A Gaffe é invadida pela melosa melodia de Francisco José, cavernoso e romântico, morno e enrouquecido.
Olhos azuis são ciúme
E nada valem para mim,
Olhos negros são queixume
De uma tristeza sem fim,
Olhos verdes são traição
São cruéis como punhais,
Olhos bons com coração
Os teus, castanhos leais.
Embalada pelo cantado, a Gaffe descobre que para além de uma parafernália de defeitos que lhe são atribuídos, é também uma ciumenta, com chispas de traidora, sem qualquer valor para o rapaz que continua a amornar a atmosfera que respira.
Não que sofra atrocidades com esta revelação melodiosa, até porque o artista não lhe preenche a pauta, mas começa a irritar ligeiramente perceber que as ruivas, geralmente com olhos claros, são sempre um caso digno de figurar no rol das figuras pérfidas que assombraram - pelo menos desde o início da Idade Média até ao falecimento da Santa Inquisição - e que assombram - não é à toa que se continua o ouvir a pindérica expressão ruiva de mau pêlo - a plácida vida dos vizinhos.

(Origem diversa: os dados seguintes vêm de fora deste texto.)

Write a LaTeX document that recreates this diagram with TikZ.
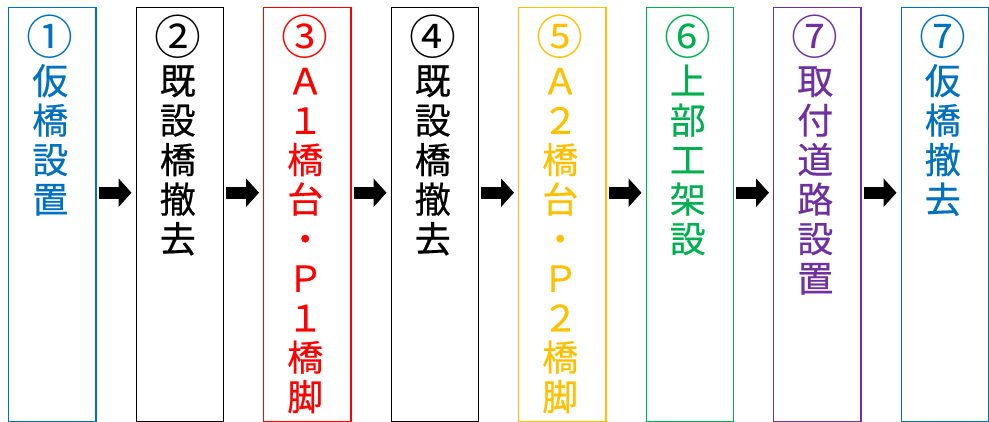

Já é suficiente a Gaffe não bronzear, pensando com as suas sardas que talvez a facilidade com que apanha escaldões provenha das fogueiras inquisitoriais.
Já bastam as suspeitas de infantilidade suspensas nos seus caracóis, como enfeites de Natal ranhosos, que os néscios e aparvalhados misturam com piadolas raquíticas.
Já cansam as alusões à libido que nas ruivas se descontrola facilmente, tornando-a uma devoradora de homens, uma predadora sexual - vulgo tarada.
A Gaffe decide sem apelo nem agravo que se voltar a ser brindada com o clássico olhos azuis são ciúme e nada valem para mim ou Olhos verdes são traição, são cruéis como punhais, ou ainda, com o tradicional mimo com sabor paternalista és uma ruiva de mau pêlo, vai referir, mesmo ignorando os factos, o tamanho exíguo, mesquinho, irrisório e caricato da pilinha do rapaz.
Mesmo que o rapaz seja uma rapariga.